To maximize profits and fill the enormous demand for cheap food, large agricultural companies have resorted to cruel and inhumane treatment of farm animals. In particular, animals are packed in incredibly small spaces. Whistleblowers have exposed factory farms by using video recordings and other means to publicize the farms’ practices. These exposés have resulted in negative publicity for the companies and have been bad for factory farm business.

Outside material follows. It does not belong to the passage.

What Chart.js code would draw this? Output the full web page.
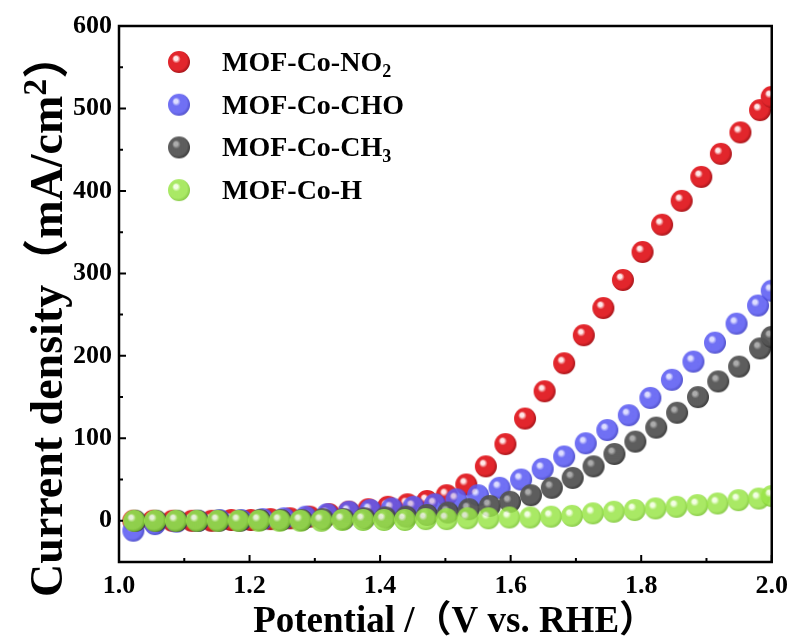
<!DOCTYPE html>
<html>
<head>
<meta charset="utf-8">
<script src="https://cdn.jsdelivr.net/npm/chart.js@4.4.0/dist/chart.umd.min.js"></script>
<style>
  html, body { margin: 0; padding: 0; background: #fff; }
  #wrap { width: 797px; height: 644px; }
</style>
</head>
<body>
<div id="wrap"><canvas id="myChart"></canvas></div>
<script>
// potential (V vs. RHE) and current density (mA/cm2)
const seriesNames = ['MOF-Co-NO2', 'MOF-Co-CHO', 'MOF-Co-CH3', 'MOF-Co-H'];

const potentialNO2 = [1.022, 1.052, 1.082, 1.112, 1.142, 1.172, 1.202, 1.232, 1.262, 1.292, 1.322, 1.352, 1.382, 1.412, 1.442, 1.472, 1.502, 1.532, 1.562, 1.592, 1.622, 1.652, 1.682, 1.712, 1.742, 1.772, 1.802, 1.832, 1.862, 1.892, 1.922, 1.952, 1.982, 2.000];
const currentNO2 = [0, 0, 0, 0, 0, 1, 1, 2, 3, 5, 8, 11, 14, 17, 20, 24, 31, 44, 66, 93, 124, 157, 191, 225, 258, 292, 326, 359, 388, 417, 445, 471, 498, 514];

const potentialCHO = [1.022, 1.055, 1.088, 1.121, 1.154, 1.187, 1.220, 1.253, 1.286, 1.319, 1.352, 1.385, 1.418, 1.451, 1.484, 1.517, 1.550, 1.583, 1.616, 1.649, 1.682, 1.715, 1.748, 1.781, 1.814, 1.847, 1.880, 1.913, 1.946, 1.979, 2.000];
const currentCHO = [-12, -4, -1, 0, 1, 1, 2, 3, 5, 8, 11, 13, 15, 17, 20, 26, 31, 40, 50, 63, 78, 94, 110, 128, 149, 171, 193, 216, 239, 261, 279];

const potentialCH3 = [1.025, 1.057, 1.089, 1.121, 1.153, 1.185, 1.216, 1.248, 1.280, 1.312, 1.344, 1.376, 1.408, 1.440, 1.472, 1.504, 1.536, 1.568, 1.599, 1.631, 1.663, 1.695, 1.727, 1.759, 1.791, 1.823, 1.855, 1.887, 1.918, 1.950, 1.982, 2.000];
const currentCH3 = [0, 0, 0, 0, 0, 0, 1, 1, 1, 2, 2, 3, 4, 5, 7, 10, 14, 18, 23, 31, 40, 52, 66, 81, 96, 113, 131, 150, 169, 187, 209, 223];

const potentialH = [1.023, 1.055, 1.087, 1.119, 1.151, 1.183, 1.214, 1.246, 1.278, 1.310, 1.342, 1.374, 1.406, 1.438, 1.470, 1.502, 1.534, 1.566, 1.598, 1.630, 1.662, 1.694, 1.726, 1.758, 1.790, 1.822, 1.854, 1.886, 1.917, 1.949, 1.980, 2.000];
const currentH = [0, 0, 0, 0, 0, 0, 0, 0, 0, 0, 1, 1, 1, 1, 2, 2, 3, 3, 4, 4, 5, 6, 9, 11, 13, 15, 17, 19, 21, 25, 27, 30];

const xTitle = '  Potential /（V vs. RHE）';
const yTitle = ['Current density', '（', 'mA/cm', '2', '）'];

const serif = "'Liberation Serif', 'Times New Roman', serif";
const cjk = "'Noto Sans CJK SC', sans-serif";

// shaded ball used as point style
function makeBall(light, base, edge, alpha) {
  const r = 11;
  const c = document.createElement('canvas');
  c.width = 24;
  c.height = 24;
  const g = c.getContext('2d');
  const grad = g.createRadialGradient(8.5, 8, 0, 11, 11, r + 1);
  grad.addColorStop(0, light);
  grad.addColorStop(0.16, light);
  grad.addColorStop(0.36, base);
  grad.addColorStop(0.8, base);
  grad.addColorStop(1, edge);
  g.globalAlpha = alpha;
  g.fillStyle = grad;
  g.beginPath();
  g.arc(12, 12, r, 0, Math.PI * 2);
  g.fill();
  return c;
}

const balls = [
  makeBall('#ffe8e8', '#e2262c', '#a8151a', 1),
  makeBall('#d8d8ff', '#5c5cf2', '#3a3ac4', 0.88),
  makeBall('#a8a8a8', '#555555', '#333333', 0.95),
  makeBall('#f2ffe0', '#9be64a', '#76c22c', 0.85)
];

function toPoints(xs, ys) {
  return xs.map((x, i) => ({ x: x, y: ys[i] }));
}

const datasets = [
  { label: seriesNames[0], data: toPoints(potentialNO2, currentNO2), pointStyle: balls[0], order: 4 },
  { label: seriesNames[1], data: toPoints(potentialCHO, currentCHO), pointStyle: balls[1], order: 3 },
  { label: seriesNames[2], data: toPoints(potentialCH3, currentCH3), pointStyle: balls[2], order: 2 },
  { label: seriesNames[3], data: toPoints(potentialH, currentH), pointStyle: balls[3], order: 1 }
].map(d => Object.assign(d, { pointRadius: 11, pointHoverRadius: 11, showLine: false, clip: 0 }));

// inward ticks, frame, legend and y title
const decorations = {
  id: 'decorations',
  afterDatasetsDraw(chart) {
    const { ctx, chartArea: a, scales: { x, y } } = chart;
    ctx.save();
    ctx.strokeStyle = '#000';
    ctx.lineWidth = 2;
    ctx.beginPath();
    x.ticks.forEach(t => {
      const px = x.getPixelForValue(t.value);
      ctx.moveTo(px, a.bottom);
      ctx.lineTo(px, a.bottom - (t.label ? 7 : 4));
    });
    y.ticks.forEach(t => {
      const py = y.getPixelForValue(t.value);
      ctx.moveTo(a.left, py);
      ctx.lineTo(a.left + (t.label ? 7 : 4), py);
    });
    ctx.stroke();
    ctx.lineWidth = 2.5;
    ctx.strokeRect(a.left, a.top, a.right - a.left, a.bottom - a.top);

    // legend
    ctx.fillStyle = '#000';
    ctx.textBaseline = 'alphabetic';
    ctx.textAlign = 'left';
    seriesNames.forEach((name, i) => {
      const cy = a.top + 36 + i * 42.7;
      ctx.drawImage(balls[i], a.left + 60 - 12, cy - 12);
      const m = name.match(/^(.*?)(\d?)$/);
      ctx.font = 'bold 28px ' + serif;
      ctx.fillText(m[1], a.left + 103, cy + 9);
      if (m[2]) {
        const w = ctx.measureText(m[1]).width;
        ctx.font = 'bold 18px ' + serif;
        ctx.fillText(m[2], a.left + 103 + w, cy + 15);
      }
    });

    // y axis title
    ctx.translate(62, 597);
    ctx.rotate(-Math.PI / 2);
    let pos = 0;
    yTitle.forEach((part, i) => {
      const isParen = part === '（' || part === '）';
      const isSup = i === 3;
      ctx.font = isParen ? 'bold 46px ' + cjk : (isSup ? 'bold 34px ' : 'bold 46px ') + serif;
      ctx.fillText(part, pos, isSup ? -16 : 0);
      pos += ctx.measureText(part).width;
    });
    ctx.restore();
  }
};

const tickFont = { family: serif, size: 26, weight: 'bold' };

new Chart(document.getElementById('myChart'), {
  type: 'scatter',
  data: { datasets: datasets },
  options: {
    responsive: true,
    maintainAspectRatio: false,
    animation: false,
    events: [],
    layout: { padding: { left: 0, right: 20, top: 26, bottom: 0 } },
    plugins: {
      legend: { display: false },
      tooltip: { enabled: false }
    },
    scales: {
      x: {
        type: 'linear',
        min: 1.0,
        max: 2.0,
        grid: { display: false, drawTicks: false },
        border: { display: false },
        ticks: {
          stepSize: 0.1,
          autoSkip: false,
          maxRotation: 0,
          padding: 9,
          color: '#000',
          font: tickFont,
          callback: v => Math.round(v * 10) % 2 === 0 ? v.toFixed(1) : ''
        },
        title: {
          display: true,
          text: xTitle,
          color: '#000',
          font: { family: "'Liberation Serif', " + cjk, size: 37, weight: 'bold', lineHeight: 1 },
          padding: { top: 0, bottom: 3 }
        },
        afterFit: s => { s.height = 82; }
      },
      y: {
        min: -50,
        max: 600,
        grid: { display: false, drawTicks: false },
        border: { display: false },
        ticks: {
          stepSize: 50,
          padding: 7,
          color: '#000',
          font: tickFont,
          callback: v => v % 100 === 0 ? v : ''
        },
        afterFit: s => { s.width = 119; }
      }
    }
  },
  plugins: [decorations]
});
</script>
</body>
</html>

In an effort to combat attempts to expose their practices, the factory farm industry has lobbied for so-called “ag-gag” laws, which aim to prevent whistleblowers from reporting objectionable farming practices that potentially threaten public health and safety in the food industry.

Enactment of Ag-Gag Laws

In the last few years, ag-gag laws have been enacted in eight states (Idaho, Iowa, Kansas, Missouri, Montana, North Dakota, Utah, Wyoming and North Carolina) despite challenges from whistleblower and animal rights organizations. The most far-reaching ag-gag law was enacted in North Carolina and went into effect in 2016. Under the broad North Carolina law, employers can sue whistleblowers who record or take pictures of wrongdoing, not only in factory farms but also in other workplaces, including, but not limited to, schools, nursing homes and other corporate entities. Some states criminalize the recording of video or the taking of photographs at a facility without the owner’s permission. Others forbid undercover investigators from misrepresenting themselves to obtain employment at facilities to gain inside access to factory farming practices.

Dangers of Suppressing Whistleblowers

By punishing whistleblowers, ag-gag laws protect factory farming companies at the expense of animal welfare and public health. Ag-gag laws have been challenged by organizations dedicated to protecting civil rights, animal rights and agricultural food safety. In August 2015, the federal district court in Idaho heard a challenge to the Idaho ag-gag law and declared the law unconstitutional under the free speech clause of the First Amendment and the equal protection clause. It remains to be seen whether challenges in other states will find the same success.